- _AIM OF THE EXERCISE_: Drop every picture. Then return, exactly, the lines from the beginning of the listing below through the one containing "df = pd.concat(frames, ignore_index=True)".

#### GIVEN DATA

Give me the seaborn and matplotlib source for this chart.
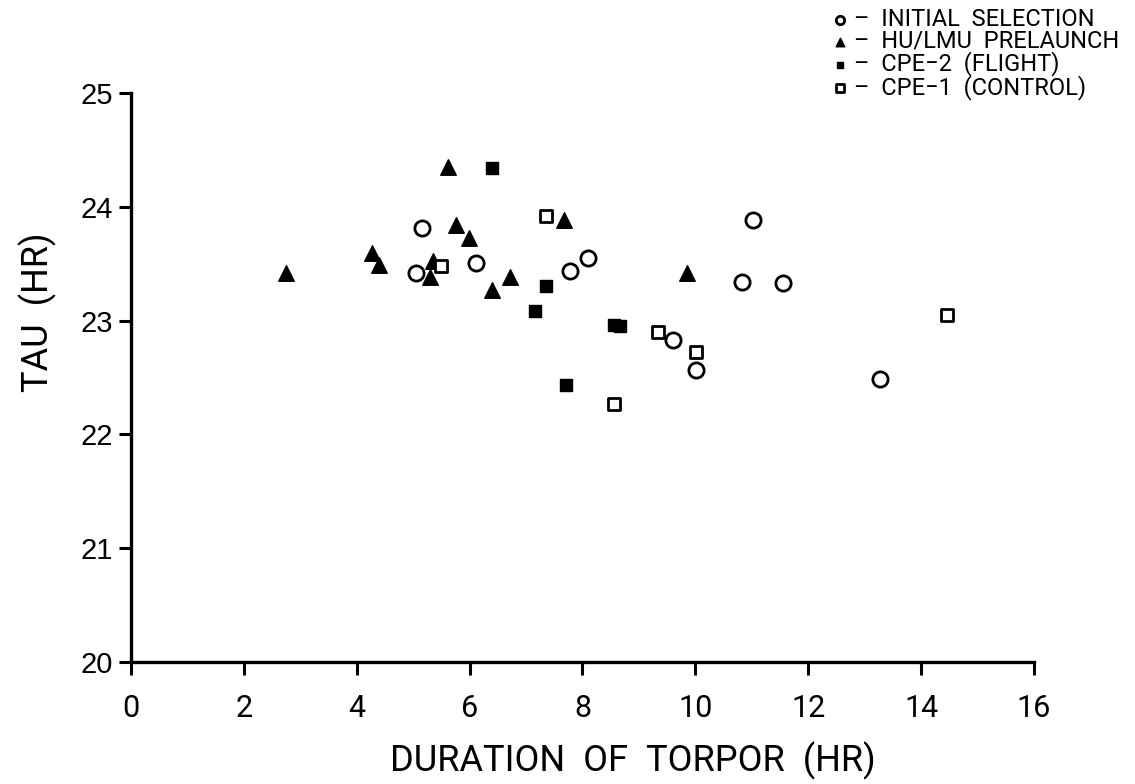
import matplotlib
matplotlib.use("Agg")
import matplotlib.pyplot as plt
import seaborn as sns
import pandas as pd

# Duration of torpor (hr) vs. free-running period tau (hr), by animal group
initial_x = [5.16, 5.05, 6.12, 7.77, 8.10, 9.61, 10.02, 11.03, 10.82, 11.56, 13.28]
initial_y = [23.81, 23.42, 23.51, 23.44, 23.55, 22.83, 22.57, 23.88, 23.34, 23.33, 22.49]

prelaunch_x = [2.75, 4.27, 4.40, 5.35, 5.30, 5.62, 5.76, 5.99, 6.40, 6.72, 7.68, 9.86]
prelaunch_y = [23.42, 23.59, 23.49, 23.52, 23.38, 24.35, 23.84, 23.73, 23.27, 23.38, 23.88, 23.42]

flight_x = [6.40, 7.36, 7.15, 8.55, 8.67, 7.70]
flight_y = [24.34, 23.30, 23.08, 22.96, 22.95, 22.43]

control_x = [5.50, 7.36, 9.33, 10.02, 8.56, 14.45]
control_y = [23.48, 23.92, 22.90, 22.72, 22.27, 23.05]

group_labels = ["INITIAL  SELECTION", "HU/LMU  PRELAUNCH",
                "CPE\u22122  (FLIGHT)", "CPE\u22121  (CONTROL)"]

x_ticks = [0, 2, 4, 6, 8, 10, 12, 14, 16]
y_ticks = [20, 21, 22, 23, 24, 25]

sns.set_style("ticks")
plt.rcParams["font.family"] = ["Roboto", "DejaVu Sans"]
plt.rcParams["text.color"] = "black"
plt.rcParams["axes.labelcolor"] = "black"
plt.rcParams["xtick.color"] = "black"
plt.rcParams["ytick.color"] = "black"
plt.rcParams["axes.edgecolor"] = "black"

fig = plt.figure(figsize=(11.35, 7.84), dpi=100)
ax = fig.add_axes([0.1154, 0.1556, 0.7956, 0.7258])

frames = []
for lab, xs, ys in zip(group_labels,
                       [initial_x, prelaunch_x, flight_x, control_x],
                       [initial_y, prelaunch_y, flight_y, control_y]):
    frames.append(pd.DataFrame({"duration": xs, "tau": ys, "group": lab}))
df = pd.concat(frames, ignore_index=True)

styles = {
    group_labels[0]: dict(marker="o", s=120, facecolor="white", linewidth=2.0),
    group_labels[1]: dict(marker="^", s=125, facecolor="black", linewidth=1.0),
    group_labels[2]: dict(marker="s", s=70, facecolor="black", linewidth=1.0),
    group_labels[3]: dict(marker="s", s=85, facecolor="white", linewidth=2.0),
}

for lab in group_labels:
    st = styles[lab]
    sns.scatterplot(data=df[df["group"] == lab], x="duration", y="tau", ax=ax,
                    marker=st["marker"], s=st["s"], facecolor=st["facecolor"],
                    edgecolor="black", linewidth=st["linewidth"],
                    label="\u2013  " + lab, zorder=3, clip_on=False)

ax.set_xlim(0, 16)
ax.set_ylim(20, 25)
ax.set_xticks(x_ticks)
ax.set_yticks(y_ticks)
ax.set_xticklabels([str(t) for t in x_ticks], fontsize=22)
ax.set_yticklabels([str(t) for t in y_ticks], fontsize=21,
                   family=["Liberation Sans", "DejaVu Sans"])

sns.despine(ax=ax)
for side in ("left", "bottom"):
    ax.spines[side].set_linewidth(2.4)
ax.tick_params(axis="both", direction="out", length=9, width=2.2)
ax.tick_params(axis="x", pad=14)
ax.tick_params(axis="y", pad=4)

ax.set_xlabel("DURATION  OF  TORPOR  (HR)", fontsize=26)
ax.set_ylabel("TAU  (HR)", fontsize=26)
ax.yaxis.set_label_coords(-0.082, 0.615)
ax.xaxis.set_label_coords(0.556, -0.14)

leg = ax.legend(loc="upper right", bbox_to_anchor=(0.999, 1.008),
                bbox_transform=fig.transFigure, frameon=False,
                prop={"family": ["Roboto", "DejaVu Sans"], "size": 17},
                markerscale=0.55, handletextpad=0.1,
                labelspacing=-0.05, borderpad=0.1, handlelength=1.0)

fig.savefig("out.png", dpi=100, facecolor="white")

########

- _REPLY TO THE TASK_:
Give me the seaborn and matplotlib source for this chart.
import matplotlib
matplotlib.use("Agg")
import matplotlib.pyplot as plt
import seaborn as sns
import pandas as pd

# Duration of torpor (hr) vs. free-running period tau (hr), by animal group
initial_x = [5.16, 5.05, 6.12, 7.77, 8.10, 9.61, 10.02, 11.03, 10.82, 11.56, 13.28]
initial_y = [23.81, 23.42, 23.51, 23.44, 23.55, 22.83, 22.57, 23.88, 23.34, 23.33, 22.49]

prelaunch_x = [2.75, 4.27, 4.40, 5.35, 5.30, 5.62, 5.76, 5.99, 6.40, 6.72, 7.68, 9.86]
prelaunch_y = [23.42, 23.59, 23.49, 23.52, 23.38, 24.35, 23.84, 23.73, 23.27, 23.38, 23.88, 23.42]

flight_x = [6.40, 7.36, 7.15, 8.55, 8.67, 7.70]
flight_y = [24.34, 23.30, 23.08, 22.96, 22.95, 22.43]

control_x = [5.50, 7.36, 9.33, 10.02, 8.56, 14.45]
control_y = [23.48, 23.92, 22.90, 22.72, 22.27, 23.05]

group_labels = ["INITIAL  SELECTION", "HU/LMU  PRELAUNCH",
                "CPE\u22122  (FLIGHT)", "CPE\u22121  (CONTROL)"]

x_ticks = [0, 2, 4, 6, 8, 10, 12, 14, 16]
y_ticks = [20, 21, 22, 23, 24, 25]

sns.set_style("ticks")
plt.rcParams["font.family"] = ["Roboto", "DejaVu Sans"]
plt.rcParams["text.color"] = "black"
plt.rcParams["axes.labelcolor"] = "black"
plt.rcParams["xtick.color"] = "black"
plt.rcParams["ytick.color"] = "black"
plt.rcParams["axes.edgecolor"] = "black"

fig = plt.figure(figsize=(11.35, 7.84), dpi=100)
ax = fig.add_axes([0.1154, 0.1556, 0.7956, 0.7258])

frames = []
for lab, xs, ys in zip(group_labels,
                       [initial_x, prelaunch_x, flight_x, control_x],
                       [initial_y, prelaunch_y, flight_y, control_y]):
    frames.append(pd.DataFrame({"duration": xs, "tau": ys, "group": lab}))
df = pd.concat(frames, ignore_index=True)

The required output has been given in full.